导出/data/anr/trace.txt日志。
"main" prio=5 tid=1 Sleeping
| group="main" sCount=1 ucsCount=0 flags=1 obj=0x72ae7478 self=0xb40000736ec42c00
| sysTid=22578 nice=-10 cgrp=top-app sched=0/0 handle=0x7424a4b4f8
| state=S schedstat=( 306475983 7351976 285 ) utm=27 stm=2 core=3 HZ=100
| stack=0x7fd871d000-0x7fd871f000 stackSize=8188KB
| held mutexes=
at java.lang.Thread.sleep(Native method)
- sleeping on <0x0f3f6333> (a java.lang.Object)

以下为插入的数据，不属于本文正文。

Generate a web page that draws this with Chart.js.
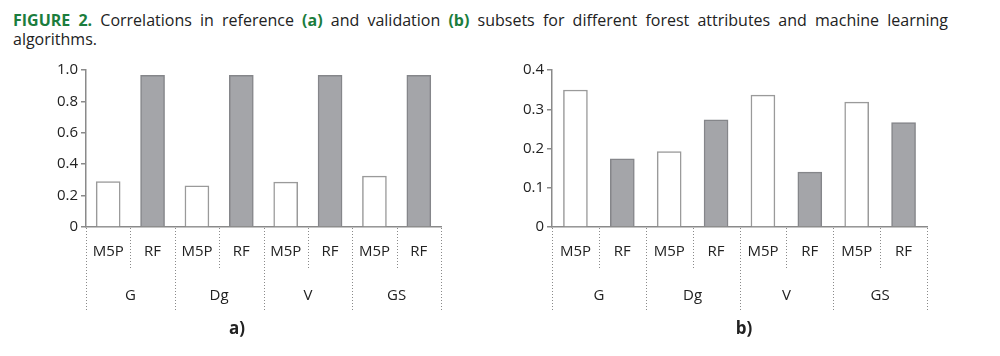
<!DOCTYPE html>
<html><head><meta charset="utf-8">
<script src="https://cdn.jsdelivr.net/npm/chart.js@4/dist/chart.umd.min.js"></script>
<style>
html,body{margin:0;padding:0;background:#fff;}
body{width:1000px;height:356px;position:relative;overflow:hidden;font-family:"Open Sans",sans-serif;color:#222;}
#title{position:absolute;left:13px;top:11px;width:935px;font-size:16px;line-height:19px;}
#title .l1{text-align:justify;text-align-last:justify;white-space:nowrap;}
.g{color:#1b7d3d;font-weight:bold;}
.cv{position:absolute;}
.lab{position:absolute;font-weight:bold;font-size:17px;transform:translate(-50%,-50%);}
</style></head><body>
<div id="title"><div class="l1"><span class="g">FIGURE 2.</span> Correlations in reference <span class="g">(a)</span> and validation <span class="g">(b)</span> subsets for different forest attributes and machine learning</div><div>algorithms.</div></div>
<div class="cv" style="left:30px;top:58px;width:440px;height:262px;"><canvas id="c1"></canvas></div>
<div class="cv" style="left:500px;top:58px;width:450px;height:262px;"><canvas id="c2"></canvas></div>
<div class="lab" style="left:237px;top:327px;">a)</div>
<div class="lab" style="left:744px;top:327px;">b)</div>
<script>
const algorithms = ['M5P','RF','M5P','RF','M5P','RF','M5P','RF'];
const attributes = ['G','Dg','V','GS'];
const referenceValues = [0.29,0.966,0.263,0.966,0.286,0.966,0.324,0.966];
const validationValues = [0.349,0.174,0.192,0.273,0.336,0.140,0.318,0.266];
const refTicks = [0,0.2,0.4,0.6,0.8,1.0];
const valTicks = [0,0.1,0.2,0.3,0.4];

const FONT = {family:'"Open Sans", sans-serif', size:15};
const axisColor = '#8a8a8a';

const groupPlugin = {
  id:'groups',
  afterDraw(chart){
    const ctx = chart.ctx, xs = chart.scales.x, bottom = chart.chartArea.bottom;
    const n = xs.ticks.length;
    const w = (xs.right - xs.left)/n;
    ctx.save();
    ctx.strokeStyle = '#8a8a8a'; ctx.lineWidth = 1; ctx.setLineDash([1,2]);
    for(let i=0;i<=n;i++){
      const x = Math.round(xs.left + i*w)+0.5;
      const len = (i%2===0)?84:42;
      ctx.beginPath(); ctx.moveTo(x,bottom+1); ctx.lineTo(x,bottom+len); ctx.stroke();
    }
    ctx.setLineDash([]);
    ctx.fillStyle = '#222'; ctx.font = '15px "Open Sans", sans-serif';
    ctx.textAlign='center'; ctx.textBaseline='middle';
    for(let i=0;i<n;i++){
      ctx.fillText(chart.data.labels[i], xs.getPixelForValue(i), bottom+25);
    }
    const groups = chart.options.plugins.groups.names;
    for(let g=0;g<groups.length;g++){
      const x = (xs.getPixelForValue(2*g)+xs.getPixelForValue(2*g+1))/2;
      ctx.fillText(groups[g], x, bottom+69);
    }
    ctx.restore();
  }
};

function makeChart(id, values, ticks, yAxisWidth, padRight, barThick){
  const fills = algorithms.map(a => a==='RF' ? '#a4a5a9' : '#ffffff');
  const borders = algorithms.map(a => a==='RF' ? '#85868a' : '#9a9a9a');
  return new Chart(document.getElementById(id), {
    type:'bar',
    data:{labels:algorithms, datasets:[{data:values, backgroundColor:fills, borderColor:borders, borderWidth:1.5, barThickness:barThick}]},
    options:{
      responsive:true, maintainAspectRatio:false, animation:false,
      layout:{padding:{top:10,right:padRight,bottom:0,left:0}},
      plugins:{legend:{display:false}, tooltip:{enabled:false}, groups:{names:attributes}},
      scales:{
        x:{
          grid:{display:true, drawOnChartArea:false, drawTicks:false, color:'rgba(0,0,0,0)'},
          border:{display:true, color:axisColor, width:1.5},
          ticks:{display:false},
          afterFit(s){ s.height = 93; }
        },
        y:{
          min:ticks[0], max:ticks[ticks.length-1],
          afterBuildTicks(s){ s.ticks = ticks.map(v=>({value:v})); },
          grid:{display:true, drawOnChartArea:false, drawTicks:true, tickLength:5, color:axisColor, lineWidth:1.5},
          border:{display:true, color:axisColor, width:1.5},
          ticks:{font:FONT, color:'#222', padding:3, callback:v => v===0 ? '0' : v.toFixed(1)},
          afterFit(s){ s.width = yAxisWidth; }
        }
      }
    },
    plugins:[groupPlugin]
  });
}
makeChart('c1', referenceValues, refTicks, 56, 29, 24);
makeChart('c2', validationValues, valTicks, 52, 23, 24);
</script>
</body></html>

at java.lang.Thread.sleep(Thread.java:450)
- locked <0x0f3f6333> (a java.lang.Object)
at java.lang.Thread.sleep(Thread.java:355)

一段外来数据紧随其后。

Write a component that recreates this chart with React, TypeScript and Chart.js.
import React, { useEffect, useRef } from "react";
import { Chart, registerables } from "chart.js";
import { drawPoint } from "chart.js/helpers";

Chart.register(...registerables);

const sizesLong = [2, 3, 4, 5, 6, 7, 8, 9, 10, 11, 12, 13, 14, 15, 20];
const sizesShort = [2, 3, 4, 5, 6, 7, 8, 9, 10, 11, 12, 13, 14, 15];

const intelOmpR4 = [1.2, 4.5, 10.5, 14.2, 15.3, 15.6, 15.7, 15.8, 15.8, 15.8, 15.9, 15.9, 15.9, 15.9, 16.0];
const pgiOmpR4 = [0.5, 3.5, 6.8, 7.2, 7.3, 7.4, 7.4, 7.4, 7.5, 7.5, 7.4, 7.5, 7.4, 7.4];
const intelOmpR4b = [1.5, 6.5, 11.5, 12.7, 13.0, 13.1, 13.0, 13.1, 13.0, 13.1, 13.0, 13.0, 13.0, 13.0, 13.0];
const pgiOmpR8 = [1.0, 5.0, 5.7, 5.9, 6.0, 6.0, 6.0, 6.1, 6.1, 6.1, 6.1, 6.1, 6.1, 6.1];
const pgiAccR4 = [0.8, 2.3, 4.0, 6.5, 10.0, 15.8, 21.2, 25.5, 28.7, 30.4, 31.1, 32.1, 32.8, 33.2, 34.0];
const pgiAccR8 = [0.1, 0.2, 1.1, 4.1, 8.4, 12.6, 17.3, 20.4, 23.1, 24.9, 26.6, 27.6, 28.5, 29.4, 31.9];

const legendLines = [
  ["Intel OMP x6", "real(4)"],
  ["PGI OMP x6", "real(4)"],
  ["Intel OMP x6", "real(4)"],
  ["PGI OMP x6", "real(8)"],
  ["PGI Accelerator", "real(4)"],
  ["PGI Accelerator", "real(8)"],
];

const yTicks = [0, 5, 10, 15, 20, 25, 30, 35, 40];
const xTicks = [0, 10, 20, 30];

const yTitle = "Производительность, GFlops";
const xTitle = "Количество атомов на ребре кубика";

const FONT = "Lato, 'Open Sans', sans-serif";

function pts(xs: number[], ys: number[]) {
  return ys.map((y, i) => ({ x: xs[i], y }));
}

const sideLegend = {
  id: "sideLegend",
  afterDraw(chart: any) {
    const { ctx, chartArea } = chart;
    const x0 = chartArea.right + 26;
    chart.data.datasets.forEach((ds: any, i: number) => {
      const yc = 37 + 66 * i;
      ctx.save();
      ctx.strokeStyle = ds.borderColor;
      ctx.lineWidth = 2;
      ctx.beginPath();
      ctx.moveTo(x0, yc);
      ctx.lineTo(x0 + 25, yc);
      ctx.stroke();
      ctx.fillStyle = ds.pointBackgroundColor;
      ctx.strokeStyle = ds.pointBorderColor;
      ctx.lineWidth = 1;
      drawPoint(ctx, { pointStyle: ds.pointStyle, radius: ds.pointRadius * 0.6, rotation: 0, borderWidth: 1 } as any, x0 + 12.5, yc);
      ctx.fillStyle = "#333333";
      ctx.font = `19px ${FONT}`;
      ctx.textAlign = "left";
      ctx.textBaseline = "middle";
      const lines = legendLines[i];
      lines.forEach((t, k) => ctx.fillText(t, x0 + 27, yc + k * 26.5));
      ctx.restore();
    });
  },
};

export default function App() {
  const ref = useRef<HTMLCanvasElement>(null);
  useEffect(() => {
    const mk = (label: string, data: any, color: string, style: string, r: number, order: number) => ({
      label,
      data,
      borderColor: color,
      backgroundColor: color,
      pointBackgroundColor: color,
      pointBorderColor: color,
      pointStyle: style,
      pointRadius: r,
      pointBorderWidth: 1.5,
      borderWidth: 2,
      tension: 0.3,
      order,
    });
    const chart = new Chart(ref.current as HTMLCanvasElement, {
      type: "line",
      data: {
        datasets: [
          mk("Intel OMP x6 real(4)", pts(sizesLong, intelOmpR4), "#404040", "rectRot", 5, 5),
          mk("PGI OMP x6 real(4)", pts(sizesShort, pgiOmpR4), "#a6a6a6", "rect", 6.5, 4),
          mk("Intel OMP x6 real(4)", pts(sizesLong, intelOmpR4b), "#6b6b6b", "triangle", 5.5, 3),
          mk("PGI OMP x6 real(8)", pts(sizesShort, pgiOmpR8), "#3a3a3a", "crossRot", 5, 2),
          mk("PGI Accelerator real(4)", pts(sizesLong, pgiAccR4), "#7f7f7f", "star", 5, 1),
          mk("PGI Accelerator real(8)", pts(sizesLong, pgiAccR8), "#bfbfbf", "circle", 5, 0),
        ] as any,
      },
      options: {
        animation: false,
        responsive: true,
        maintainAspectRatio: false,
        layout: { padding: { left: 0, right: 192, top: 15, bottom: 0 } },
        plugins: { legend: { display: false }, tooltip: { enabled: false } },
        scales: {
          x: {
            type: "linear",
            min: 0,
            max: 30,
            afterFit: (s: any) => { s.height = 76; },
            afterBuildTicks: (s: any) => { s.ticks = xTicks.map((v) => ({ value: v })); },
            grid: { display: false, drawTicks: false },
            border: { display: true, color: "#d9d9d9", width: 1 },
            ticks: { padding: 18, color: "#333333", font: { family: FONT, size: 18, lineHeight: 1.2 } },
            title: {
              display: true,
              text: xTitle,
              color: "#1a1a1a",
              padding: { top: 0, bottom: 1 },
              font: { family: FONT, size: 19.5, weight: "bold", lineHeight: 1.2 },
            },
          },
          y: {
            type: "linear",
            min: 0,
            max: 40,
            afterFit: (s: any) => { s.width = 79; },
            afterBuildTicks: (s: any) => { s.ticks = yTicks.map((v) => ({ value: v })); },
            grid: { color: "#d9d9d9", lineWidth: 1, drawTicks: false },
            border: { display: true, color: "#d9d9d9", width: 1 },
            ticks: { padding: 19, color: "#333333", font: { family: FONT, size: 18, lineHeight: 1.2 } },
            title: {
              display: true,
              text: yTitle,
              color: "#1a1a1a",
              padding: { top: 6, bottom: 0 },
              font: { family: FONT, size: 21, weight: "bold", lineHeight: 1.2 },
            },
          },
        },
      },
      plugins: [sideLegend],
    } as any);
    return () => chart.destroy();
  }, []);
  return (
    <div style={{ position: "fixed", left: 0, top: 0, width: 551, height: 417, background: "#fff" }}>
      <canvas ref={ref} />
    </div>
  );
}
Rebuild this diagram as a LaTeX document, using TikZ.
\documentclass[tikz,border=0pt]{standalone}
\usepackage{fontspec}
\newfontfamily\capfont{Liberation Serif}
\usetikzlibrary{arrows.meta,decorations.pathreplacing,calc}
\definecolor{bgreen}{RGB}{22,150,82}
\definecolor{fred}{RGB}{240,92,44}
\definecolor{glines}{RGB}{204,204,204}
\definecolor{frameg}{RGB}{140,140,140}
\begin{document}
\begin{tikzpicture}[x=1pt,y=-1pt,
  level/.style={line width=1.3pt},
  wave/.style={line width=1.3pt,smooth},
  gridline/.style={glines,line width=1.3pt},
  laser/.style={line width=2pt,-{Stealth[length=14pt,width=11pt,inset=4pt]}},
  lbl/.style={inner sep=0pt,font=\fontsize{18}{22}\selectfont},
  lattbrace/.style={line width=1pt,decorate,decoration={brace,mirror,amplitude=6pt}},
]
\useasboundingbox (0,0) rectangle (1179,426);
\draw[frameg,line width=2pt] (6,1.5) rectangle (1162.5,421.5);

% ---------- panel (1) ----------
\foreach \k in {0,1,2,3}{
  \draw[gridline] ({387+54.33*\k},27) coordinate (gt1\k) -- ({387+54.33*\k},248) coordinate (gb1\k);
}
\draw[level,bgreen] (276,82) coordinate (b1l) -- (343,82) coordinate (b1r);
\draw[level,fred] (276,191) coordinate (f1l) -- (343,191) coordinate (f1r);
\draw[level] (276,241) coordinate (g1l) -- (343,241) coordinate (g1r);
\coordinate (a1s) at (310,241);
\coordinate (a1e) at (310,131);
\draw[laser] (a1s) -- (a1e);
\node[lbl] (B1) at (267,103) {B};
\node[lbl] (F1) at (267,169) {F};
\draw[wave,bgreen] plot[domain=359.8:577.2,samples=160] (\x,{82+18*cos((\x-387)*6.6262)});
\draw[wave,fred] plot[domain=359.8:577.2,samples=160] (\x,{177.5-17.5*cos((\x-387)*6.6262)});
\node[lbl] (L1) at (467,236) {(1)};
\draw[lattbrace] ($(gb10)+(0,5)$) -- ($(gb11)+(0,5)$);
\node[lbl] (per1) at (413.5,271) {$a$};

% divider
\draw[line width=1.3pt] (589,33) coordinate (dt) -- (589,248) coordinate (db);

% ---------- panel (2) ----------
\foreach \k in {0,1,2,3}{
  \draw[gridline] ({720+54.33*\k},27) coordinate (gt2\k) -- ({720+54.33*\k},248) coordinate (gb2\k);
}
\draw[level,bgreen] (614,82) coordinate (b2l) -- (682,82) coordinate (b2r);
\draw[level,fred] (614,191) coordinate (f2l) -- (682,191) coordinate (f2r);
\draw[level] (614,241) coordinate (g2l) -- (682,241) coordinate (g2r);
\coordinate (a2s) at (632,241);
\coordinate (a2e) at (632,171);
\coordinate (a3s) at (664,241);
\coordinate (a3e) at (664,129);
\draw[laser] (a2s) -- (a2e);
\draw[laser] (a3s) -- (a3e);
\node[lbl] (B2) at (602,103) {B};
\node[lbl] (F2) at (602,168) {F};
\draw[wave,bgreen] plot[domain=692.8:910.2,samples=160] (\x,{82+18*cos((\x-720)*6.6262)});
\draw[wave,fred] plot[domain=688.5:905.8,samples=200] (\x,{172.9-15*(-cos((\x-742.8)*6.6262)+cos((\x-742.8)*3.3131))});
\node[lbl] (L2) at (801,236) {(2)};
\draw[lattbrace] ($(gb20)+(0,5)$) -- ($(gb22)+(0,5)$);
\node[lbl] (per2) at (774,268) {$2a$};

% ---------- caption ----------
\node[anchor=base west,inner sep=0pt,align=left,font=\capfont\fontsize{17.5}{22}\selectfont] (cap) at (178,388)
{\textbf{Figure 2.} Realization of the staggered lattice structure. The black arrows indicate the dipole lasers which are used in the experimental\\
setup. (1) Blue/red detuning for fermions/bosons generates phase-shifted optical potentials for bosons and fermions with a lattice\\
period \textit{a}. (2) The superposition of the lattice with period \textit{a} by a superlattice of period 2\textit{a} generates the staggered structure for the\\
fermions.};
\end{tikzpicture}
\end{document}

at android.os.SystemClock.sleep(SystemClock.java:133)
at com.example.anrdemo.MainActivity.onCreate$lambda-3(MainActivity.kt:41)
at com.example.anrdemo.MainActivity.$r8$lambda$VdCNOs-R0s_Ksu75-BLOtTSkRSI(unavailable:0)

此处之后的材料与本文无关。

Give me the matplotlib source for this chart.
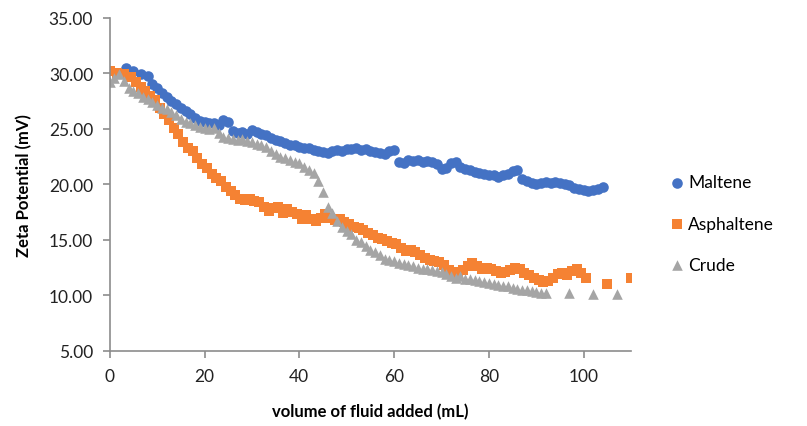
import matplotlib
matplotlib.use("Agg")
import matplotlib.pyplot as plt
from matplotlib.ticker import FormatStrFormatter

# Maltene series (mL, mV)
maltene_x = [2, 3.5, 5, 6.5, 8, 9, 10, 11, 12, 13, 14, 15, 16, 17, 18, 19, 20,
             21, 22, 23, 24, 25, 26, 27, 28, 29, 30, 31, 32, 33, 34, 35, 36, 37,
             38, 39, 40, 41, 42, 43, 44, 45, 46, 47, 48, 49, 50, 51, 52, 53, 54,
             55, 56, 57, 58, 59, 60, 61, 62, 63, 64, 65, 66, 67, 68, 69, 70, 71,
             72, 73, 74, 75, 76, 77, 78, 79, 80, 81, 82, 83, 84, 85, 86, 87, 88,
             89, 90, 91, 92, 93, 94, 95, 96, 97, 98, 99, 100, 101, 102, 103, 104]
maltene_y = [30.0, 30.5, 30.2, 29.9, 29.8, 29.0, 28.7, 28.2, 27.9, 27.5, 27.2,
             26.9, 26.6, 26.3, 26.0, 25.7, 25.6, 25.5, 25.5, 25.3, 25.8, 25.6,
             24.8, 24.6, 24.7, 24.5, 24.9, 24.7, 24.5, 24.4, 24.2, 24.0, 23.9,
             23.7, 23.5, 23.5, 23.4, 23.3, 23.3, 23.1, 23.0, 22.9, 22.8, 23.0,
             23.1, 23.0, 23.2, 23.2, 23.3, 23.1, 23.2, 23.0, 22.9, 22.8, 22.7,
             23.0, 23.1, 22.0, 21.9, 22.2, 22.1, 22.2, 22.0, 22.1, 22.0, 21.8,
             21.4, 21.5, 21.9, 22.0, 21.6, 21.4, 21.3, 21.1, 21.0, 20.9, 20.8,
             20.8, 20.7, 20.8, 20.9, 21.2, 21.3, 20.5, 20.3, 20.1, 20.0, 20.1,
             20.2, 20.1, 20.2, 20.1, 20.0, 19.9, 19.7, 19.6, 19.5, 19.4, 19.5,
             19.6, 19.8]

# Asphaltene series
asph_x = [0, 1.5, 3, 4.5, 5.5, 6.5, 7.5, 8.5, 9.5, 10.5, 11.5, 12.5, 13.5, 14.5,
          15.5, 16.5, 17.5, 18.5, 19.5, 20.5, 21.5, 22.5, 23.5, 24.5, 25.5, 26.5,
          27.5, 28.5, 29.5, 30.5, 31.5, 32.5, 33.5, 34.5, 35.5, 36.5, 37.5, 38.5,
          39.5, 40.5, 41.5, 42.5, 43.5, 44.5, 45.5, 46.5, 47.5, 48.5, 49.5, 50.5,
          51.5, 52.5, 53.5, 54.5, 55.5, 56.5, 57.5, 58.5, 59.5, 60.5, 61.5, 62.5,
          63.5, 64.5, 65.5, 66.5, 67.5, 68.5, 69.5, 70.5, 71.5, 72.5, 73.5, 74.5,
          75.5, 76.5, 77.5, 78.5, 79.5, 80.5, 81.5, 82.5, 83.5, 84.5, 85.5, 86.5,
          87.5, 88.5, 89.5, 90.5, 91.5, 92.5, 93.5, 94.5, 95.5, 96.5, 97.5, 98.5,
          99.5, 100.5, 105, 110]
asph_y = [30.2, 30.0, 29.9, 29.7, 29.2, 28.8, 28.4, 28.0, 27.6, 26.9, 26.3, 25.8,
          25.1, 24.5, 23.8, 23.3, 23.0, 22.4, 21.8, 21.5, 20.9, 20.6, 20.3, 19.8,
          19.4, 19.0, 18.7, 18.6, 18.7, 18.5, 18.4, 18.0, 17.6, 17.9, 18.0, 17.4,
          17.8, 17.5, 17.3, 16.9, 17.2, 16.9, 16.7, 17.0, 17.3, 17.0, 16.8, 16.9,
          16.6, 16.4, 16.2, 16.1, 15.9, 15.6, 15.4, 15.2, 15.1, 14.9, 14.7, 14.6,
          14.3, 14.0, 14.1, 13.9, 13.6, 13.4, 13.2, 13.1, 13.0, 12.7, 12.3, 12.1,
          11.9, 12.3, 12.6, 12.9, 12.6, 12.4, 12.5, 12.4, 12.2, 12.0, 12.1, 12.3,
          12.5, 12.4, 12.0, 11.8, 11.6, 11.4, 11.2, 11.3, 11.6, 11.9, 12.0, 11.8,
          12.2, 12.4, 12.0, 11.6, 11.0, 11.6]

# Crude series
crude_x = [0, 1, 2, 3, 4, 5, 6, 7, 8, 9, 10, 11, 12, 13, 14, 15, 16, 17, 18, 19,
           20, 21, 22, 23, 24, 25, 26, 27, 28, 29, 30, 31, 32, 33, 34, 35, 36, 37,
           38, 39, 40, 41, 42, 43, 44, 45, 46, 47, 48, 49, 50, 51, 52, 53, 54, 55,
           56, 57, 58, 59, 60, 61, 62, 63, 64, 65, 66, 67, 68, 69, 70, 71, 72, 73,
           74, 75, 76, 77, 78, 79, 80, 81, 82, 83, 84, 85, 86, 87, 88, 89, 90, 91,
           92, 97, 102, 107]
crude_y = [29.2, 29.6, 29.9, 29.3, 28.7, 28.4, 28.2, 27.9, 27.7, 27.4, 27.1, 26.9,
           26.8, 26.5, 26.2, 25.9, 25.6, 25.5, 25.3, 25.2, 25.1, 25.0, 25.1, 24.6,
           24.3, 24.2, 24.1, 24.0, 24.1, 23.9, 23.8, 23.6, 23.5, 23.4, 23.0, 22.7,
           22.5, 22.4, 22.2, 22.0, 21.9, 21.6, 21.3, 21.0, 20.3, 19.3, 18.0, 17.4,
           16.7, 16.2, 15.8, 15.5, 15.0, 14.8, 14.4, 14.1, 13.9, 13.6, 13.3, 13.2,
           13.1, 12.9, 12.8, 12.7, 12.6, 12.5, 12.4, 12.4, 12.3, 12.2, 12.1, 11.9,
           11.7, 11.6, 11.7, 11.5, 11.5, 11.4, 11.3, 11.2, 11.1, 11.0, 10.9, 10.8,
           10.8, 10.7, 10.6, 10.5, 10.5, 10.4, 10.3, 10.2, 10.2, 10.2, 10.1, 10.1]

plt.rcParams['font.family'] = ['Lato', 'DejaVu Sans']

fig = plt.figure(figsize=(8.07, 4.27), dpi=100)
ax = fig.add_axes([0.136, 0.176, 0.646, 0.78])

ax.scatter(maltene_x, maltene_y, marker='o', s=58, color='#4472C4',
           linewidths=0, label='Maltene')
ax.scatter(asph_x, asph_y, marker='s', s=60, color='#F58233',
           linewidths=0, label='Asphaltene')
ax.scatter(crude_x, crude_y, marker='^', s=58, color='#A5A5A5',
           linewidths=0, label='Crude')

ax.set_xlim(0, 110)
ax.set_ylim(5, 35)
ax.set_xticks([0, 20, 40, 60, 80, 100])
ax.set_yticks([5, 10, 15, 20, 25, 30, 35])
ax.yaxis.set_major_formatter(FormatStrFormatter('%.2f'))

for side in ['top', 'right']:
    ax.spines[side].set_visible(False)
for side in ['left', 'bottom']:
    ax.spines[side].set_color('#8c8c8c')
    ax.spines[side].set_linewidth(1.2)
ax.tick_params(colors='#8c8c8c', labelcolor='#222222', labelsize=12.5,
               length=5, width=1.2, pad=7)

ax.set_xlabel('volume of fluid added (mL)', fontsize=12, fontweight='bold',
              labelpad=14)
ax.set_ylabel('Zeta Potential (mV)', fontsize=12, fontweight='bold',
              labelpad=12)

fig.legend(loc='center left', bbox_to_anchor=(0.818, 0.474), frameon=False,
           fontsize=12.5, labelspacing=1.45, handletextpad=0.1,
           handlelength=1.0, borderpad=0)

fig.savefig('out.png', dpi=100)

at com.example.anrdemo.MainActivity$$ExternalSyntheticLambda3.onClick(unavailable:0)
at android.view.View.performClick(View.java:7548)
at com.google.android.material.button.MaterialButton.performClick(MaterialButton.java:1211)
at android.view.View.performClickInternal(View.java:7525)
at android.view.View.-$$Nest$mperformClickInternal(unavailable:0)
at android.view.View$PerformClick.run(View.java:29568)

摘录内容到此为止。